Indeed, the Halbig plaintiffs — individuals and small businesses in six states that didn't establish state exchanges — objected that, without the tax credits, they could have claimed exemption from the individual mandate penalty because they would be deemed unable to pay for the coverage. If the courts agree with them, the costs would go up in all 34 states that didn't establish state exchanges, and the resulting exemptions could lead to a mass exodus from Obamacare.

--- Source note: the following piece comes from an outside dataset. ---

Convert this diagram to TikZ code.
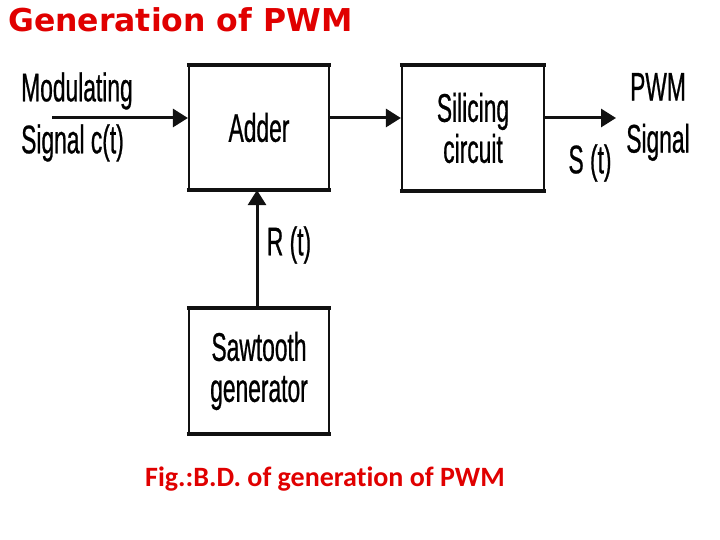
\documentclass[tikz,border=0pt]{standalone}
\usepackage{fontspec}
\usetikzlibrary{positioning,arrows.meta,calc}
\newfontfamily\diagfont[FakeStretch=0.57,FakeBold=0.6]{Liberation Sans}
\newfontfamily\titlefont{DejaVu Sans}
\newfontfamily\capfont[Ligatures=NoCommon]{Carlito}
\definecolor{headRed}{HTML}{E00000}
\definecolor{lineBlack}{HTML}{111111}

\begin{document}
\begin{tikzpicture}[
  x=1pt, y=-1pt,
  >={Triangle[length=15pt,width=18pt]},
  block/.style={rectangle, draw=lineBlack, line width=2.2pt, fill=white,
                minimum width=140pt, minimum height=123pt, inner sep=0pt,
                align=center, font=\diagfont\fontsize{40}{41}\selectfont},
  rim/.style={draw=lineBlack, line width=4.5pt},
  flow/.style={->, draw=lineBlack, line width=3pt},
  sigLabel/.style={inner sep=0pt, font=\diagfont\fontsize{40}{52}\selectfont},
  heading/.style={inner sep=0pt, anchor=base west, text=headRed,
                  font=\titlefont\bfseries\fontsize{31.5}{36}\selectfont},
  caption/.style={inner sep=0pt, anchor=base, text=headRed,
                  font=\capfont\bfseries\fontsize{28}{32}\selectfont}
]
\useasboundingbox (0,0) rectangle (720,540);

% ===== Heading =====
\node[heading] (title) at (8,32) {Generation of PWM};

% ===== Blocks =====
\node[block] (adder) at (259,127.5) {Adder};
\node[block, minimum width=142pt, minimum height=124pt] (slicer) at (473,128)
  {Silicing\\circuit};
\node[block, minimum height=124pt] (saw) at (259,371)
  {Sawtooth\\generator};

% heavier top and bottom edges
\foreach \b in {adder,slicer,saw}{
  \draw[rim] ([xshift=-1pt]\b.north west) -- ([xshift=1pt]\b.north east);
  \draw[rim] ([xshift=-1pt]\b.south west) -- ([xshift=1pt]\b.south east);
}

% ===== Signal labels =====
\node[sigLabel, align=left, anchor=west] (msig) at (21,117)
  {Modulating\\Signal c(t)};
\node[sigLabel, align=center] (pwm) at (658,117) {PWM\\Signal};
\node[sigLabel] (st) at (590,163) {S (t)};
\node[sigLabel] (rt) at (289,245) {R (t)};

% ===== Arrows =====
\coordinate (in) at (52,118);
\coordinate (out) at (616,118);
\draw[flow] (in) -- (in -| adder.west);
\draw[flow] (in -| adder.east) -- (in -| slicer.west);
\draw[flow] (in -| slicer.east) -- (out);
\draw[flow] ([xshift=-2pt]saw.north) -- ([xshift=-2pt]adder.south);

% ===== Caption =====
\node[caption] (cap) at (325,486) {Fig.:B.D. of generation of PWM};

\end{tikzpicture}
\end{document}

If the Court rules against the Obama administration, Obamacare is virtually gutted, which is why liberals might get queasy during this second bout (NYT):
The Supreme Court on Friday agreed to hear a new challenge to the Affordable Care Act, imperiling President Obama’s signature legislative achievement two years after it survived a separate Supreme Court challenge by a single vote.The case, King v. Burwell, No. 14-114, concerns tax subsidies that are central to the operation of the health care law.
According to the challengers, those subsidies are not available in the states that have decided not to run the marketplaces for insurance coverage known as exchanges. Under the law, the federal government has stepped in to run exchanges in those states.
If the challengers are right, millions of people receiving subsidies would become ineligible for them, destabilizing and perhaps dooming the law.
The central question in the case is what to make of a provision in the law limiting subsidies to “an exchange established by the state.”
The challengers say the provision means that only people in states with their own exchanges can get subsidies. Congress made the distinction, they say, to encourage states to participate.
But the Internal Revenue Service has issued a regulation saying subsidies are allowed whether the exchange is run by a state or by the federal government. The challengers say that regulation is at odds with the law.
In response, Solicitor General Donald B. Verrilli Jr. told the justices that the I.R.S. interpretation was correct while the one offered by the challengers was “contrary to the act’s text and structure and would render the act unrecognizable to the Congress that passed it.”
Round II is upon us; let’s see what happens.